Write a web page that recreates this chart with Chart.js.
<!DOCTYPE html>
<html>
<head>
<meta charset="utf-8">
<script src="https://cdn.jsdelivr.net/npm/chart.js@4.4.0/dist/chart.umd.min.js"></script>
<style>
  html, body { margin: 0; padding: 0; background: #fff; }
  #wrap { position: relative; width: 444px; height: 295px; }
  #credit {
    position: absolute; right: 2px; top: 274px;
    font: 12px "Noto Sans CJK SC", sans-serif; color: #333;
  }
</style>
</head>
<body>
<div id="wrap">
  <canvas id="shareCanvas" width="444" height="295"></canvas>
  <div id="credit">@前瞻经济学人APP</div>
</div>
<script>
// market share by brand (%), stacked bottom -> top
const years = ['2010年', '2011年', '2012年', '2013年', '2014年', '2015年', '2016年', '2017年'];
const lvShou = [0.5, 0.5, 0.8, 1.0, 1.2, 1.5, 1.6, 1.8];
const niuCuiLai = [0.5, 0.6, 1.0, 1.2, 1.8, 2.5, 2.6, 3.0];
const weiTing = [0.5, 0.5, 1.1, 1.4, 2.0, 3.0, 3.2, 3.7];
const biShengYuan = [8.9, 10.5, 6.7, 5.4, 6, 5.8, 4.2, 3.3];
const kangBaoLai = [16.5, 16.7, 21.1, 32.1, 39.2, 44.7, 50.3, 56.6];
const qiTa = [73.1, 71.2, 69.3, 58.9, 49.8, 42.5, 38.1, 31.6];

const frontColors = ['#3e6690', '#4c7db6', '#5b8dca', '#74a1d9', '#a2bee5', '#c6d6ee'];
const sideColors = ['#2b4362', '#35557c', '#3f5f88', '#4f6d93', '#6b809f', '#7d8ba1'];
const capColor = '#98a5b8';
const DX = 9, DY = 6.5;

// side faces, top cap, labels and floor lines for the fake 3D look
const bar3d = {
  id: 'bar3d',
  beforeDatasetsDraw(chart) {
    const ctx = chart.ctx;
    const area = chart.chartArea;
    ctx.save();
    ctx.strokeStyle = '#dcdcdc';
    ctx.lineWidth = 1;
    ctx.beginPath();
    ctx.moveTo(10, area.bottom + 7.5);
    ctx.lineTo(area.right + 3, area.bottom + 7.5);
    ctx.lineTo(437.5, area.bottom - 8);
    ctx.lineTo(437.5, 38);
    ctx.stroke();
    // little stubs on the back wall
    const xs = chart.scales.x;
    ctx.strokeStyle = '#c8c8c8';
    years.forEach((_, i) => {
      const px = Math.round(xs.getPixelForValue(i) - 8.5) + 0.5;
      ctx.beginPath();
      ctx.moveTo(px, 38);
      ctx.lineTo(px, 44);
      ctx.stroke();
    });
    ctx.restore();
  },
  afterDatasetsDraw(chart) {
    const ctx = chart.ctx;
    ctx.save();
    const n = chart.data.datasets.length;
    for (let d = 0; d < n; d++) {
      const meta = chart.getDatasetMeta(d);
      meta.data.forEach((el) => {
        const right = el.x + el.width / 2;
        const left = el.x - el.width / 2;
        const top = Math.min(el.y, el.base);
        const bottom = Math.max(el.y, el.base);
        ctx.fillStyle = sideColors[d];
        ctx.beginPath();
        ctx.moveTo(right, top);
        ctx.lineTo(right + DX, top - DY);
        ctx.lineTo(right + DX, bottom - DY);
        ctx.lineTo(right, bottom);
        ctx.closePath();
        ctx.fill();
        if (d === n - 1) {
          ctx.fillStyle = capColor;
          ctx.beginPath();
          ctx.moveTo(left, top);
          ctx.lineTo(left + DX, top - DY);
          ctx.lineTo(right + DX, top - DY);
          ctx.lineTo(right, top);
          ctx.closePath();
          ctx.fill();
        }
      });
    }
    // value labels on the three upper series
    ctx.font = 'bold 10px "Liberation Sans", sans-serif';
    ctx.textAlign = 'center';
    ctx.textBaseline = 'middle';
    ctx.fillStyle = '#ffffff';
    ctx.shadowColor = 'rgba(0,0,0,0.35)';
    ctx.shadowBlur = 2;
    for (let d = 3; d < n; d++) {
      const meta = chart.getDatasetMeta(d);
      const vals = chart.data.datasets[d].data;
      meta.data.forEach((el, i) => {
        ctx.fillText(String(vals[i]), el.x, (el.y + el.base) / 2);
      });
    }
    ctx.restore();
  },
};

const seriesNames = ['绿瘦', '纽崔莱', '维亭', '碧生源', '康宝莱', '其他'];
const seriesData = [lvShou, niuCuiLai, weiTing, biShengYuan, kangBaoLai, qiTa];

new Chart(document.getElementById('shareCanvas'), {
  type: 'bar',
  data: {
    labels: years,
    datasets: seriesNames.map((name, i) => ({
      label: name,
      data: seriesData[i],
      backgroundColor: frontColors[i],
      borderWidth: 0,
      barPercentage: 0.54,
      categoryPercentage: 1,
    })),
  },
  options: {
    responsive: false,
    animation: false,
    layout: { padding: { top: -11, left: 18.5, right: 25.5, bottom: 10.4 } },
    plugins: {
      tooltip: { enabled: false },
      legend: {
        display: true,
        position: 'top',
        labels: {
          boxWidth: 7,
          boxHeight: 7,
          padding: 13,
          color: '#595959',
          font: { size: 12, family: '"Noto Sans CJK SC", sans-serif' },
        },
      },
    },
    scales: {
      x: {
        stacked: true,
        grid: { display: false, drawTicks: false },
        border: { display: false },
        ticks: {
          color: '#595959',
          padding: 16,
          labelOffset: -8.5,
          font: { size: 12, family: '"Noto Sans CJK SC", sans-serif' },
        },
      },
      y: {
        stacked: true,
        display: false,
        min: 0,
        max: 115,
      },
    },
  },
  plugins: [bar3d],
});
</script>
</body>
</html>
--
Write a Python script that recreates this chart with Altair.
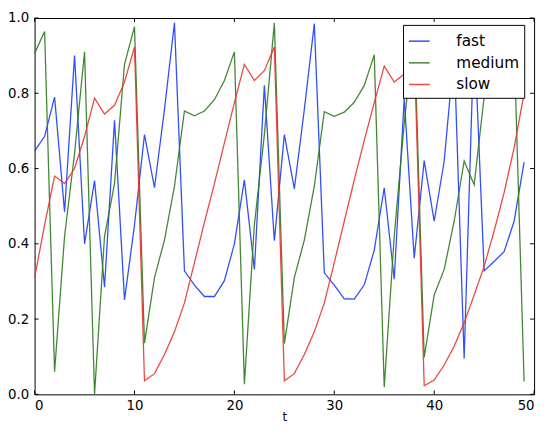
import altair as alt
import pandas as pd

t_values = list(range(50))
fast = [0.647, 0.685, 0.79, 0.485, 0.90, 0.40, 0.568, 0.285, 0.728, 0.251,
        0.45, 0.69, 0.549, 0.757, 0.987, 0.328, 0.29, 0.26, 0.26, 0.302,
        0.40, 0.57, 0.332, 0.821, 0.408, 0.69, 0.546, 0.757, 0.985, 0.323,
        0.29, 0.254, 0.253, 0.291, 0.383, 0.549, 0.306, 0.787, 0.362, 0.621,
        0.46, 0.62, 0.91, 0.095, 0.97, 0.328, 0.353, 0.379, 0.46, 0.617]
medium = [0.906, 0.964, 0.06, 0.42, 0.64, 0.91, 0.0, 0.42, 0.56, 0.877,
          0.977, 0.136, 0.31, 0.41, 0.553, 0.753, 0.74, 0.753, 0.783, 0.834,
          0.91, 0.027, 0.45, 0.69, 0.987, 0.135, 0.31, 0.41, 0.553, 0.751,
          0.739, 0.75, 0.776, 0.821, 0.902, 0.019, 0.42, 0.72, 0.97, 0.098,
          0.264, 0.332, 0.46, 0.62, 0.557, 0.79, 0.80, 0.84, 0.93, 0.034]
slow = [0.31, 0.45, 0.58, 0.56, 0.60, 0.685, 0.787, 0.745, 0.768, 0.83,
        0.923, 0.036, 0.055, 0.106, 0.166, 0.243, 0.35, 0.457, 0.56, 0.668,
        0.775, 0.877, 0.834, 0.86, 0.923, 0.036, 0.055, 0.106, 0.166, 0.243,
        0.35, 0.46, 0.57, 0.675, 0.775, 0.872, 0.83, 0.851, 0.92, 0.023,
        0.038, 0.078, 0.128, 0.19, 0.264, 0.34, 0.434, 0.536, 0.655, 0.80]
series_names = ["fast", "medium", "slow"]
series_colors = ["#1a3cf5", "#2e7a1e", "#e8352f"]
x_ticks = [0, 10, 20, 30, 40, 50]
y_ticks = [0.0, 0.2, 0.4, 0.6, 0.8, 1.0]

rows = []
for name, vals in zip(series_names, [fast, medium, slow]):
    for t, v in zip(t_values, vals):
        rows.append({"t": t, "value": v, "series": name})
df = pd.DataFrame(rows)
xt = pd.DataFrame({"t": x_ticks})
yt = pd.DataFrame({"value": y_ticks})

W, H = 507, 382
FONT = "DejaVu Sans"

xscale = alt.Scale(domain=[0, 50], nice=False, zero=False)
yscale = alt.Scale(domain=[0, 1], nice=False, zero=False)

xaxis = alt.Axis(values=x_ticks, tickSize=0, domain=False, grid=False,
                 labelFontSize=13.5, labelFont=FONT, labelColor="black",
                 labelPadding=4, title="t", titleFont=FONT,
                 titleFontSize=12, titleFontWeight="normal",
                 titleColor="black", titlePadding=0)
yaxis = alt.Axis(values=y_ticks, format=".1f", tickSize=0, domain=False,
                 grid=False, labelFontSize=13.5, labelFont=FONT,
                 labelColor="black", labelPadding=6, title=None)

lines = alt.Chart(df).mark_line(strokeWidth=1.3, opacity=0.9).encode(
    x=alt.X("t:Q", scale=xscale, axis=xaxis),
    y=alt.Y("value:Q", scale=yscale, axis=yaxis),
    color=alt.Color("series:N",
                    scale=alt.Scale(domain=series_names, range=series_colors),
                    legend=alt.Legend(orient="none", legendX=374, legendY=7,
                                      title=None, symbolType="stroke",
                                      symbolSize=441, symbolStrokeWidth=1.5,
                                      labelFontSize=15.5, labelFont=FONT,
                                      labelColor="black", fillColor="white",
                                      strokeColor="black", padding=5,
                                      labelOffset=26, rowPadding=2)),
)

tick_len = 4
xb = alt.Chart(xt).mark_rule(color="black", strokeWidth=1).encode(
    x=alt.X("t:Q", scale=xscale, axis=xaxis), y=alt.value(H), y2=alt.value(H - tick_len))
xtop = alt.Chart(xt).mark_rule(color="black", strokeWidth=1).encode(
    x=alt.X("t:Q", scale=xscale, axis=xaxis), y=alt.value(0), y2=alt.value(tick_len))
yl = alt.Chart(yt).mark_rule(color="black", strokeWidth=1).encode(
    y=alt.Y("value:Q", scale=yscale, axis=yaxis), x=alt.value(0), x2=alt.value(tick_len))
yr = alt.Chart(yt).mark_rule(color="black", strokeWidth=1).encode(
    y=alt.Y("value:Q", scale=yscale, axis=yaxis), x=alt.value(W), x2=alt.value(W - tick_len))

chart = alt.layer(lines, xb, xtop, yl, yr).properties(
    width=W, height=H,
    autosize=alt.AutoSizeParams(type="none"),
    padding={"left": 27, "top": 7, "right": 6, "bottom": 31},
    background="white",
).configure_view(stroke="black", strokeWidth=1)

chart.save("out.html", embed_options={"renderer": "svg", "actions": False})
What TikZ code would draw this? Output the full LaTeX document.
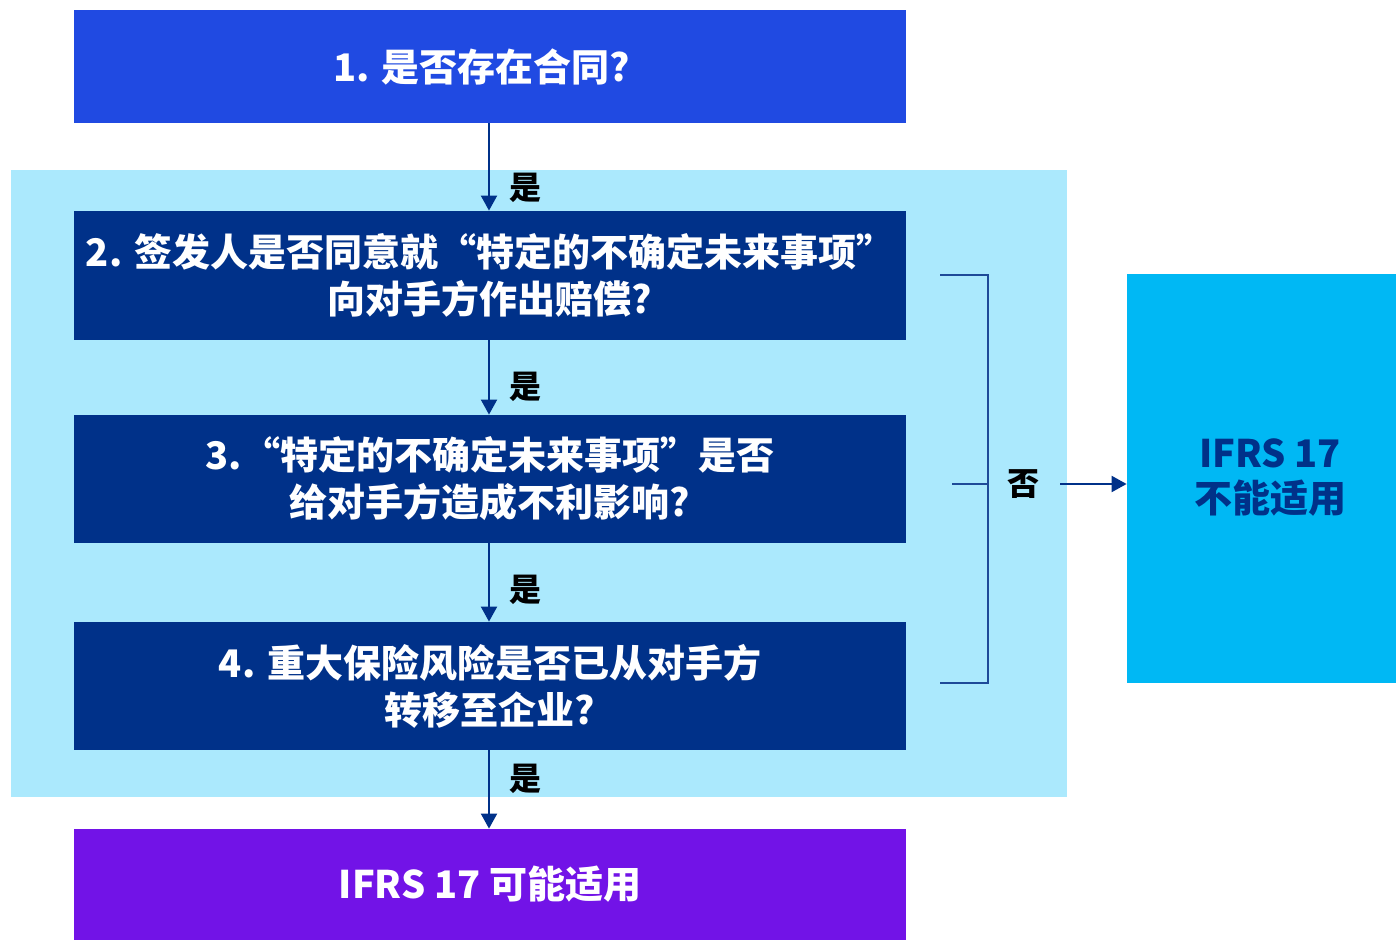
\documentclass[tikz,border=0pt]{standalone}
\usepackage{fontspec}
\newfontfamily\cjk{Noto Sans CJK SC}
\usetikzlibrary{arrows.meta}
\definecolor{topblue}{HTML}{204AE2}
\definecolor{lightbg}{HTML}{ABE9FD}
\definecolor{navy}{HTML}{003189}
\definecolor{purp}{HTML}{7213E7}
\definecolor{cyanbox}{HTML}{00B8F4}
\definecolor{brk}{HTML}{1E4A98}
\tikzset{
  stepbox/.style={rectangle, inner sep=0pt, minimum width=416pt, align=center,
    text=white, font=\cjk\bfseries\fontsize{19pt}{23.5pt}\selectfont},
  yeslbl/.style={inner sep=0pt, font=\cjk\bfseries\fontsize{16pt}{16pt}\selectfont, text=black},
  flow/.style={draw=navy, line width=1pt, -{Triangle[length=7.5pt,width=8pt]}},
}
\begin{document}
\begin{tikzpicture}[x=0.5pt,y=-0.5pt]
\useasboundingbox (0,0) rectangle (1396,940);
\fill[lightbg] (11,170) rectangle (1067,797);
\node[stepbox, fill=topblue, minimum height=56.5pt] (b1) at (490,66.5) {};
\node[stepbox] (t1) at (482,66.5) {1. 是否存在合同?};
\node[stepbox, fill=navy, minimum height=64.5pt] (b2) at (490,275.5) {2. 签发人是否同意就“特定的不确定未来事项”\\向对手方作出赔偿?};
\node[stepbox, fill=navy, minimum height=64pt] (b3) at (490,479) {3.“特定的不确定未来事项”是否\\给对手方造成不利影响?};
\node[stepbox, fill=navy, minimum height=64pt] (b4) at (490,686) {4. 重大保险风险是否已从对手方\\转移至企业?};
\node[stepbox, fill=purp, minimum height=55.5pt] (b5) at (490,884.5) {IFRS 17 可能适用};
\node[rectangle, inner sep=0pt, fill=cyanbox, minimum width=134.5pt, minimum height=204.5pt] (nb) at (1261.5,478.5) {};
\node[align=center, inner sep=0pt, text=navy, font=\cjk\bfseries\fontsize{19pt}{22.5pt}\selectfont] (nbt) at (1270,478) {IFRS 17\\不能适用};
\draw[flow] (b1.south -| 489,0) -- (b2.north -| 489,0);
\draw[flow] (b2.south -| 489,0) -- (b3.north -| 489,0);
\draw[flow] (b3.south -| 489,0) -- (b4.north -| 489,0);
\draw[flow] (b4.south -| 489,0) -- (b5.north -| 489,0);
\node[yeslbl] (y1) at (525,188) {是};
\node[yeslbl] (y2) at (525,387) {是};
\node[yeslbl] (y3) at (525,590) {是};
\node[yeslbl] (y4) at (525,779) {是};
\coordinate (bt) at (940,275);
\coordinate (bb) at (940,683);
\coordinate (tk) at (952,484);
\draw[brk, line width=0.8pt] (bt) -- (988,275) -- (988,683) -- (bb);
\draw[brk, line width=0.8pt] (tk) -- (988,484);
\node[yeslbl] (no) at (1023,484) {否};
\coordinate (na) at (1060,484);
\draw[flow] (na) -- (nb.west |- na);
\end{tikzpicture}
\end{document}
...
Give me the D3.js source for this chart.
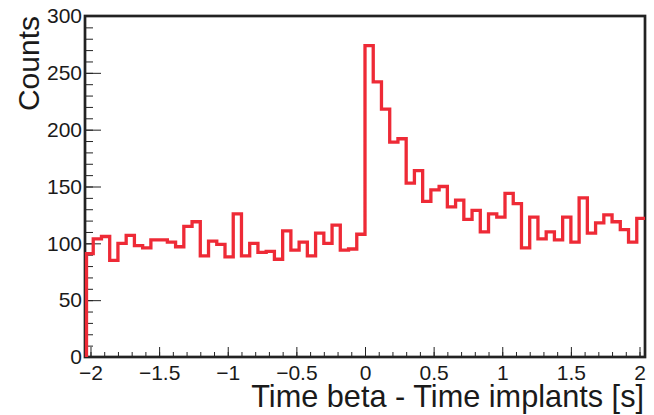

[WORK TO DO] Locate all lines in the listing above with the word "script". Copy them.

[WRITTEN RESPONSE]
<script src="https://cdn.jsdelivr.net/npm/chart.js@4.4.0/dist/chart.umd.min.js"></script>
<script>
</script>
Write a Python script that recreates this chart with Altair.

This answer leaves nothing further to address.